The screen below indicates the company car details. Log book details should be entered. When a new record is created the details of the car are brought forward. The source code on the IRP5 is 3802 and this amount is added to the gross income and the system works out the allowed benefit from the actual value of the car in terms of the legislation.
 
 
In the screen above the net taxable amount on the use of the car is 550,000 less 167,287.
 
Important Note
In many instances the fringe benefit on the IRP5 is incorrect. SARS accepts these figures but the the company in question is exposing themselves with incorrect figures especially when it is overstated. Sky calculates the fringe benefit correctly - see the top right hand corner. If the IRP5 overstates the benefit we limit it to the correct amount. If the benefit is understated we make the benefit the correct amount.
 
How the fringe benefit for the right to use on a car is calculated for PAYE purposes
 
1. Determined Value:
- If the vehicle is purchased by the employer, the determined value is the original cost excluding finance charges.
- For leased vehicles (not operating leases), the retail market value or cash value is used.
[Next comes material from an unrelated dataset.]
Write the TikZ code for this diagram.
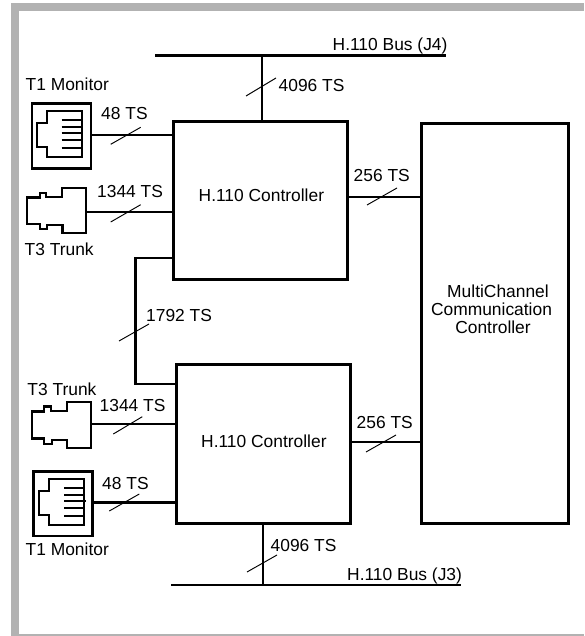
\documentclass[tikz,border=0pt]{standalone}
\usepackage{fontspec}
\setmainfont{Liberation Sans}
\tikzset{
  wire/.style={line width=2.9pt,line cap=rect},
  busline/.style={line width=2.9pt,line cap=butt},
  slash/.style={line width=0.95pt},
  block/.style={draw,line width=3pt,fill=white,inner sep=0pt,anchor=north west},
  lab/.style={inner sep=0pt,font=\fontsize{17.4}{18}\selectfont,anchor=base west},
  jackline/.style={line width=1.8pt,line cap=butt,line join=miter},
  pin/.style={line width=2.1pt},
}
\newcommand{\jack}[2]{%
  \begin{scope}[shift={(#1,#2)}]
    \draw[jackline] (16.2,8.7) -- (51.2,8.7) -- (51.2,55.3) -- (16.2,55.3) -- (16.2,45.3) -- (6.2,45.3) -- (6.2,21.3) -- (16.2,21.3) -- cycle;
    \foreach \yy/\xb in {18/51.2,24.7/51.2,30.7/52.8,38/51.2,46/51.2}{\draw[pin] (31.2,\yy) -- (\xb,\yy);}
  \end{scope}}
\newcommand{\trunk}[3]{%
  \begin{scope}[shift={(#1,#2)},yscale=#3]
    \draw[jackline,line width=2.1pt] (0,9.5) -- (12.7,9.5) -- (12.7,4.7) -- (19.3,4.7) -- (19.3,9) -- (35,9) -- (35,0) -- (59,0) -- (59,45) -- (35.5,45) -- (35.5,37.3) -- (20,37.3) -- (20,40.7) -- (12.7,40.7) -- (12.7,35.7) -- (0,35.7) -- cycle;
  \end{scope}}
\begin{document}
\begin{tikzpicture}[x=1pt,y=-1pt]
\useasboundingbox (0,0) rectangle (584,636);
\fill[white] (0,0) rectangle (584,636);
\fill[black!30] (11,3) rectangle (584,11);
\fill[black!30] (11,3) rectangle (19,636);
\fill[black!30] (11,634) rectangle (584,636);

\node[block,minimum width=174pt,minimum height=158pt] (ctrlA) at (172,120) {};
\node[block,minimum width=174.5pt,minimum height=158.5pt] (ctrlB) at (174.5,363) {};
\node[block,minimum width=147pt,minimum height=400pt] (mcc) at (420,122) {};
\node[lab] (ctrlAtext) at (198.5,201) {H.110 Controller};
\node[lab] (ctrlBtext) at (201,447) {H.110 Controller};
\node[lab,anchor=base] (mcc1) at (498,297) {MultiChannel};
\node[lab,anchor=base] (mcc2) at (491.5,315.5) {Communication};
\node[lab,anchor=base] (mcc3) at (493,333) {Controller};

\node[block,minimum width=59pt,minimum height=65pt,line width=2.8pt] (monA) at (30.5,102) {};
\node[block,minimum width=59pt,minimum height=64.5pt,line width=2.8pt] (monB) at (32,470) {};
\jack{30.5}{102}
\jack{32.8}{470}
\node[inner sep=0pt,minimum width=59pt,minimum height=45pt,anchor=north west] (trA) at (27,188) {};
\node[inner sep=0pt,minimum width=59pt,minimum height=46.5pt,anchor=north west] (trB) at (31.7,401.7) {};
\trunk{27}{188}{1}
\trunk{31.7}{401.7}{1.03}

\coordinate (busAl) at (155,55.5); \coordinate (busAr) at (446,55.5);
\coordinate (busBl) at (171,585); \coordinate (busBr) at (461,585);
\draw[busline] (busAl) -- (busAr);
\draw[busline] (busBl) -- (busBr);
\draw[wire] (262,0 |- busAl) -- (262,0 |- ctrlA.north);
\draw[wire] (263,0 |- ctrlB.south) -- (263,0 |- busBl);

\draw[wire] (monA.east |- 0,135) -- (ctrlA.west |- 0,135);
\draw[wire] (trA.east |- 0,212) -- (ctrlA.west |- 0,212);
\draw[wire] (monB.east |- 0,502.5) -- (ctrlB.west |- 0,502.5);
\draw[wire] (trB.east |- 0,424) -- (ctrlB.west |- 0,424);
\draw[busline] (ctrlA.east |- 0,197) -- (mcc.west |- 0,197);
\draw[busline] (ctrlB.east |- 0,442) -- (mcc.west |- 0,442);
\draw[wire] (ctrlA.west |- 0,258) -- (135.5,258) -- (135.5,384) -- (ctrlB.west |- 0,384);

\draw[slash] (110.7,144.3) -- (140.7,127.3);
\draw[slash] (110.7,222) -- (140.7,204.7);
\draw[slash] (113.3,434) -- (142.3,416.7);
\draw[slash] (109.3,511) -- (139.3,494);
\draw[slash] (246,96) -- (276,78);
\draw[slash] (247,572) -- (277,555);
\draw[slash] (367,205) -- (397,188);
\draw[slash] (366,452) -- (396,435);
\draw[slash] (119,341) -- (149,324);

\node[lab] (l1) at (25.5,91) {T1 Monitor};
\node[lab] (l2) at (24.5,255.5) {T3 Trunk};
\node[lab] (l3) at (27.2,395) {T3 Trunk};
\node[lab] (l4) at (25.5,555) {T1 Monitor};
\node[lab] (l5) at (101,119.5) {48 TS};
\node[lab] (l6) at (97,197) {1344 TS};
\node[lab] (l7) at (99.5,411.5) {1344 TS};
\node[lab] (l8) at (102,489) {48 TS};
\node[lab] (l9) at (278.5,92) {4096 TS};
\node[lab] (l10) at (270.5,551) {4096 TS};
\node[lab] (l11) at (353.5,182) {256 TS};
\node[lab] (l12) at (356.5,428) {256 TS};
\node[lab] (l13) at (146,321) {1792 TS};
\node[lab] (l14) at (332.5,51) {H.110 Bus (J4)};
\node[lab] (l15) at (347,580) {H.110 Bus (J3)};
\end{tikzpicture}
\end{document}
- If the vehicle was acquired more than 12 months before the employee was granted the right of use, a depreciation of 15% annually on a reducing-balance method is applied.
 
2. Monthly Benefit:
- For non-operating lease vehicles, 3.5% of the determined value is included as a monthly taxable benefit. This reduces to 3.25% if the vehicle was subject to a maintenance plan when acquired.
- For operating lease vehicles, the taxable benefit equals the actual lease cost plus fuel costs.
 
3. Reduction of the Taxable Benefit:
Business Use: If the vehicle is used for both private and business purposes, a business use reduction is allowed. The reduction is proportional to the ratio of business kilometres to total kilometres travelled, provided accurate records (logbooks) are maintained.
Employee-Borne Costs: An employee may claim reductions if they bear the full costs of licensing, insurance, maintenance, or fuel for private use. The reduction is calculated based on the proportion of private kilometres to total kilometres.
 
4. Special Circumstances:
- No taxable benefit arises if the vehicle is used as a pool car by employees in general, with private use being infrequent and incidental, or if the employee's duties regularly require after-hours use of the vehicle, with private use limited to commuting or incidental use.
 
5. Employers’ Tax Withholding:
- Employers must include 80% of the calculated taxable benefit in the employee's remuneration for tax purposes. If the employer is satisfied that at least 80% of the vehicle use is for business, this percentage reduces to 20%.